September 22, 2017
Yesterday I rambled in body, doing physical things, like sorting the laundry, maybe even washing and drying a load or two, though the folding waits, as usual, like a child at the curb on their birthday for the parent who always says they’ll come but never do.
I wandered in and out of rooms, though the pedometer on my phone won’t register it because either 1) I didn’t have my phone on my body, or 2) I wandered there only in my mind, trying to remember why I wanted to go there in the first place.
I negotiated a peace treaty with a spider who decided to spin a web in the space between the backdoor and the storm door.
And I made coffee.
Today, though, my wandering stays localized between my ears. I sat down to write and wrote of such ugliness and despair (of welcoming the impending annihilation of the human species by nuclear war if that would clear the ugliness from this planet) that I scared myself back to the moment.
It was then that I looked up and saw the comic KC Councilor made for me, reminding me to keep writing letters to the world, to the birds, to Ida B. Wells. “Every Piece of Art is a Letter,” KC wrote. And then I looked up and further, to the poetry books around me and the photos and artwork around my desk, all letters, all love letters, all dreams of good and beauty.
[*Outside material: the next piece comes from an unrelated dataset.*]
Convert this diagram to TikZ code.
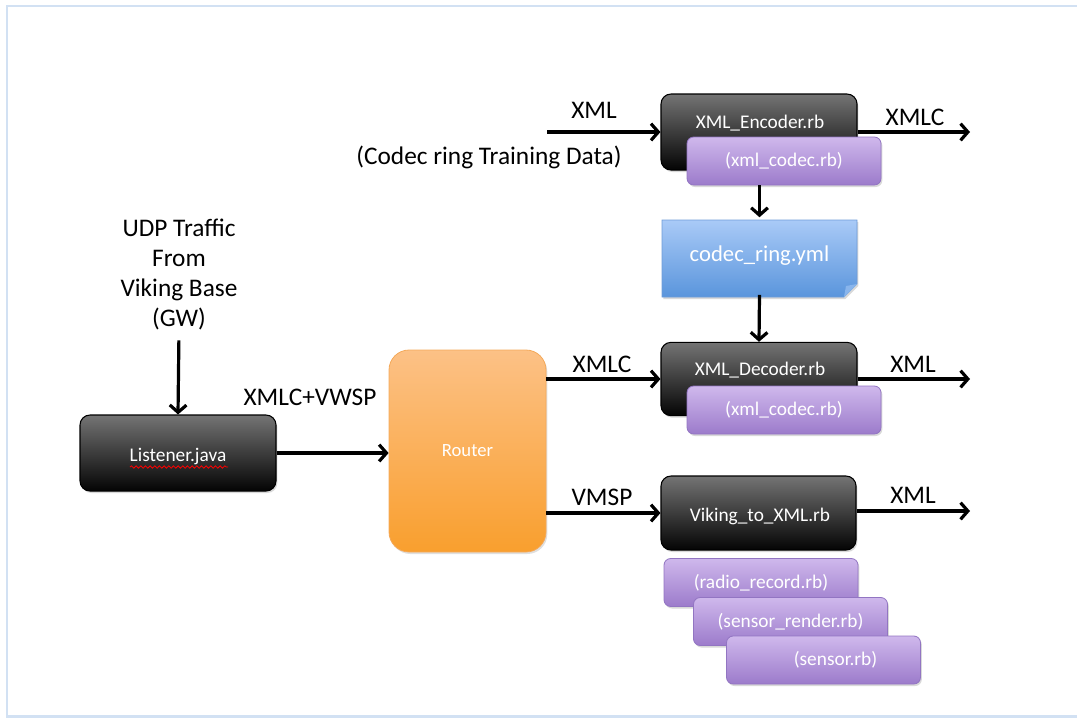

This, I’m reminded, is what they cannot take from us (they being those whose goals are for obedience and power). They cannot take from us the love we have for each other that we share by doing laundry, or picking vegetables, or even stopping to admire the shape of a spider, silhouetted against a bright blue sky. The love we have for each other through cryptic texts (though they can obliterate cell towers that allow such texts), and inside jokes, and the memory of small hands resting in that space above the waist as the baby sleeps, sated from nursing.
These things cannot be taken from us, even as poems and artworks become nuclear ash. Even so, they once existed, connecting souls that yearn for nothing less. And so we churn out art, like chalk on the walk, that may or may not exist tomorrow, or tomorrow, or tomorrow.
Love letters splinter to dust, and, still, the love abides.
Small steps around a small house, pedometer or not, do radiate out, and it is ours to notice, to cherish, and to sing each other to sleep even when we cannot remember the sound of our own voices.